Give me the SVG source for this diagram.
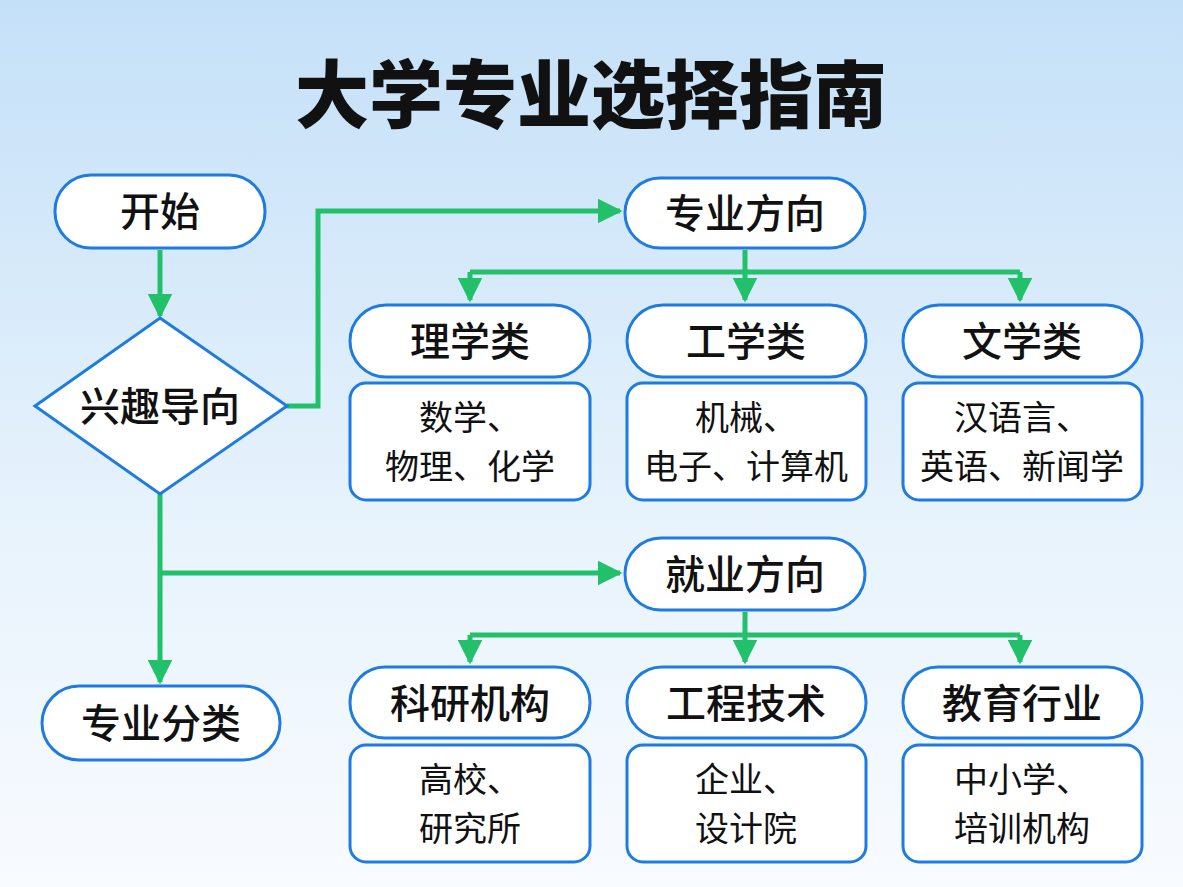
<svg xmlns="http://www.w3.org/2000/svg" width="1183" height="887" viewBox="0 0 1183 887">
<defs>
<linearGradient id="bg" x1="0" y1="0" x2="0" y2="1"><stop offset="0" stop-color="#c4e0f8"/><stop offset="0.6" stop-color="#e8f3fc"/><stop offset="1" stop-color="#f8fbff"/></linearGradient>
<marker id="ar" viewBox="0 0 10 10" refX="9" refY="5" markerWidth="5" markerHeight="5" orient="auto"><path d="M0,0L10,5L0,10z" fill="#22c06a"/></marker>
<style>
.n{fill:#fff;stroke:#1e7be0;stroke-width:3}
.t{font-family:"Noto Sans CJK SC",sans-serif;font-size:40px;font-weight:500;fill:#111;text-anchor:middle}
.d{font-family:"Noto Sans CJK SC",sans-serif;font-size:34px;fill:#111;text-anchor:middle}
.c{fill:none;stroke:#22c06a;stroke-width:5;marker-end:url(#ar)}
.l{fill:none;stroke:#22c06a;stroke-width:5}
</style>
</defs>
<rect width="1183" height="887" fill="url(#bg)"/>
<text x="591" y="122" style="font-family:'Noto Sans CJK SC',sans-serif;font-size:74px;font-weight:900;fill:#111;text-anchor:middle">大学专业选择指南</text>
<g id="connectors">
<path class="c" d="M160,250V316"/>
<path class="c" d="M287,406H318V211H620"/>
<path class="c" d="M160,494V682"/>
<path class="c" d="M160,573H620"/>
<path class="c" d="M745,250V300"/>
<path class="l" d="M470,272H1020"/>
<path class="c" d="M470,272V300"/>
<path class="c" d="M1020,272V300"/>
<path class="c" d="M745,612V662"/>
<path class="l" d="M470,635H1020"/>
<path class="c" d="M470,635V662"/>
<path class="c" d="M1020,635V662"/>
</g>
<g id="start"><rect class="n" x="55" y="175" width="210" height="73" rx="36"/><text class="t" x="160" y="226">开始</text></g>
<g id="interest"><path class="n" d="M160,318L287,406L160,494L35,406Z"/><text class="t" x="160" y="421">兴趣导向</text></g>
<g id="category"><rect class="n" x="42" y="686" width="238" height="74" rx="37"/><text class="t" x="161" y="738">专业分类</text></g>
<g id="major"><rect class="n" x="625" y="178" width="240" height="70" rx="35"/><text class="t" x="745" y="228">专业方向</text></g>
<g id="sci"><rect class="n" x="350" y="305" width="240" height="72" rx="36"/><text class="t" x="470" y="356">理学类</text></g>
<g id="sci-d"><rect class="n" x="350" y="383" width="240" height="117" rx="16"/><text class="d" x="470" y="430">数学、</text><text class="d" x="470" y="479">物理、化学</text></g>
<g id="eng"><rect class="n" x="627" y="305" width="239" height="72" rx="36"/><text class="t" x="746" y="356">工学类</text></g>
<g id="eng-d"><rect class="n" x="627" y="383" width="239" height="117" rx="16"/><text class="d" x="746" y="430">机械、</text><text class="d" x="746" y="479">电子、计算机</text></g>
<g id="art"><rect class="n" x="903" y="305" width="239" height="72" rx="36"/><text class="t" x="1022" y="356">文学类</text></g>
<g id="art-d"><rect class="n" x="903" y="383" width="239" height="117" rx="16"/><text class="d" x="1022" y="430">汉语言、</text><text class="d" x="1022" y="479">英语、新闻学</text></g>
<g id="job"><rect class="n" x="625" y="538" width="240" height="72" rx="36"/><text class="t" x="745" y="589">就业方向</text></g>
<g id="res"><rect class="n" x="350" y="667" width="240" height="71" rx="35"/><text class="t" x="470" y="718">科研机构</text></g>
<g id="res-d"><rect class="n" x="350" y="745" width="240" height="117" rx="16"/><text class="d" x="470" y="792">高校、</text><text class="d" x="470" y="841">研究所</text></g>
<g id="tech"><rect class="n" x="627" y="667" width="239" height="71" rx="35"/><text class="t" x="746" y="718">工程技术</text></g>
<g id="tech-d"><rect class="n" x="627" y="745" width="239" height="117" rx="16"/><text class="d" x="746" y="792">企业、</text><text class="d" x="746" y="841">设计院</text></g>
<g id="edu"><rect class="n" x="903" y="667" width="239" height="71" rx="35"/><text class="t" x="1022" y="718">教育行业</text></g>
<g id="edu-d"><rect class="n" x="903" y="745" width="239" height="117" rx="16"/><text class="d" x="1022" y="792">中小学、</text><text class="d" x="1022" y="841">培训机构</text></g>
</svg>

################

## TASK STATEMENT
Leave the pictures out, and print every line of the listing exactly as written.

## SOLUTION FOR THIS PROBLEM
Give me the SVG source for this diagram.
<svg xmlns="http://www.w3.org/2000/svg" width="1183" height="887" viewBox="0 0 1183 887">
<defs>
<linearGradient id="bg" x1="0" y1="0" x2="0" y2="1"><stop offset="0" stop-color="#c4e0f8"/><stop offset="0.6" stop-color="#e8f3fc"/><stop offset="1" stop-color="#f8fbff"/></linearGradient>
<marker id="ar" viewBox="0 0 10 10" refX="9" refY="5" markerWidth="5" markerHeight="5" orient="auto"><path d="M0,0L10,5L0,10z" fill="#22c06a"/></marker>
<style>
.n{fill:#fff;stroke:#1e7be0;stroke-width:3}
.t{font-family:"Noto Sans CJK SC",sans-serif;font-size:40px;font-weight:500;fill:#111;text-anchor:middle}
.d{font-family:"Noto Sans CJK SC",sans-serif;font-size:34px;fill:#111;text-anchor:middle}
.c{fill:none;stroke:#22c06a;stroke-width:5;marker-end:url(#ar)}
.l{fill:none;stroke:#22c06a;stroke-width:5}
</style>
</defs>
<rect width="1183" height="887" fill="url(#bg)"/>
<text x="591" y="122" style="font-family:'Noto Sans CJK SC',sans-serif;font-size:74px;font-weight:900;fill:#111;text-anchor:middle">大学专业选择指南</text>
<g id="connectors">
<path class="c" d="M160,250V316"/>
<path class="c" d="M287,406H318V211H620"/>
<path class="c" d="M160,494V682"/>
<path class="c" d="M160,573H620"/>
<path class="c" d="M745,250V300"/>
<path class="l" d="M470,272H1020"/>
<path class="c" d="M470,272V300"/>
<path class="c" d="M1020,272V300"/>
<path class="c" d="M745,612V662"/>
<path class="l" d="M470,635H1020"/>
<path class="c" d="M470,635V662"/>
<path class="c" d="M1020,635V662"/>
</g>
<g id="start"><rect class="n" x="55" y="175" width="210" height="73" rx="36"/><text class="t" x="160" y="226">开始</text></g>
<g id="interest"><path class="n" d="M160,318L287,406L160,494L35,406Z"/><text class="t" x="160" y="421">兴趣导向</text></g>
<g id="category"><rect class="n" x="42" y="686" width="238" height="74" rx="37"/><text class="t" x="161" y="738">专业分类</text></g>
<g id="major"><rect class="n" x="625" y="178" width="240" height="70" rx="35"/><text class="t" x="745" y="228">专业方向</text></g>
<g id="sci"><rect class="n" x="350" y="305" width="240" height="72" rx="36"/><text class="t" x="470" y="356">理学类</text></g>
<g id="sci-d"><rect class="n" x="350" y="383" width="240" height="117" rx="16"/><text class="d" x="470" y="430">数学、</text><text class="d" x="470" y="479">物理、化学</text></g>
<g id="eng"><rect class="n" x="627" y="305" width="239" height="72" rx="36"/><text class="t" x="746" y="356">工学类</text></g>
<g id="eng-d"><rect class="n" x="627" y="383" width="239" height="117" rx="16"/><text class="d" x="746" y="430">机械、</text><text class="d" x="746" y="479">电子、计算机</text></g>
<g id="art"><rect class="n" x="903" y="305" width="239" height="72" rx="36"/><text class="t" x="1022" y="356">文学类</text></g>
<g id="art-d"><rect class="n" x="903" y="383" width="239" height="117" rx="16"/><text class="d" x="1022" y="430">汉语言、</text><text class="d" x="1022" y="479">英语、新闻学</text></g>
<g id="job"><rect class="n" x="625" y="538" width="240" height="72" rx="36"/><text class="t" x="745" y="589">就业方向</text></g>
<g id="res"><rect class="n" x="350" y="667" width="240" height="71" rx="35"/><text class="t" x="470" y="718">科研机构</text></g>
<g id="res-d"><rect class="n" x="350" y="745" width="240" height="117" rx="16"/><text class="d" x="470" y="792">高校、</text><text class="d" x="470" y="841">研究所</text></g>
<g id="tech"><rect class="n" x="627" y="667" width="239" height="71" rx="35"/><text class="t" x="746" y="718">工程技术</text></g>
<g id="tech-d"><rect class="n" x="627" y="745" width="239" height="117" rx="16"/><text class="d" x="746" y="792">企业、</text><text class="d" x="746" y="841">设计院</text></g>
<g id="edu"><rect class="n" x="903" y="667" width="239" height="71" rx="35"/><text class="t" x="1022" y="718">教育行业</text></g>
<g id="edu-d"><rect class="n" x="903" y="745" width="239" height="117" rx="16"/><text class="d" x="1022" y="792">中小学、</text><text class="d" x="1022" y="841">培训机构</text></g>
</svg>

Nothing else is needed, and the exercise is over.